"The swing voters, who are key to the fate of the Democratic Party, care most about three things: reigniting the economy, reducing the deficit and creating jobs. These voters are outraged by the seeming indifference of the Obama administration and congressional Democrats, who they believe wasted a year on health-care reform. These voters will not tolerate more diversion from their pressing economic concerns. They view the Obama administration as working systematically to protect the interests of public-sector employees and organized labor -- by offering specific benefits such as pension protection and tax reductions at the expense of all taxpayers."
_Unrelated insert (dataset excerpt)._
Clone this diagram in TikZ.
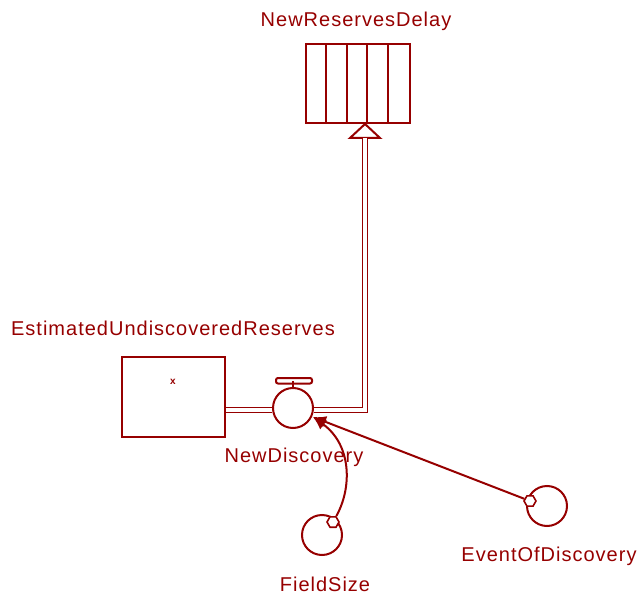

"Winning over swing voters will require a bold, new focus from the president and his party. They must adopt an agenda aimed at reducing the debt, with an emphasis on tax cuts, while implementing carefully crafted initiatives to stimulate and encourage job creation. This is the agenda that largely motivated the Clinton administration from 1995 through 2000 and that led to a balanced budget and welfare reform. It promoted a modest degree of social welfare spending. This agenda is enormously popular with the electorate and could eventually turn around Democratic fortunes. Democrats can avoid the electoral bloodbath we predicted before passage of the health-care bill, but in one way: through a bold commitment to fiscal discipline and targeted fiscal stimulus of the private sector and entrepreneurship."
Schoen and Caddell make some great points, but I think that trying to give advice to the tone deaf is always going to be a futile endeavor. "Fiscal discipline"? Sorry, but I'll believe that when I see it -- frankly, from either party.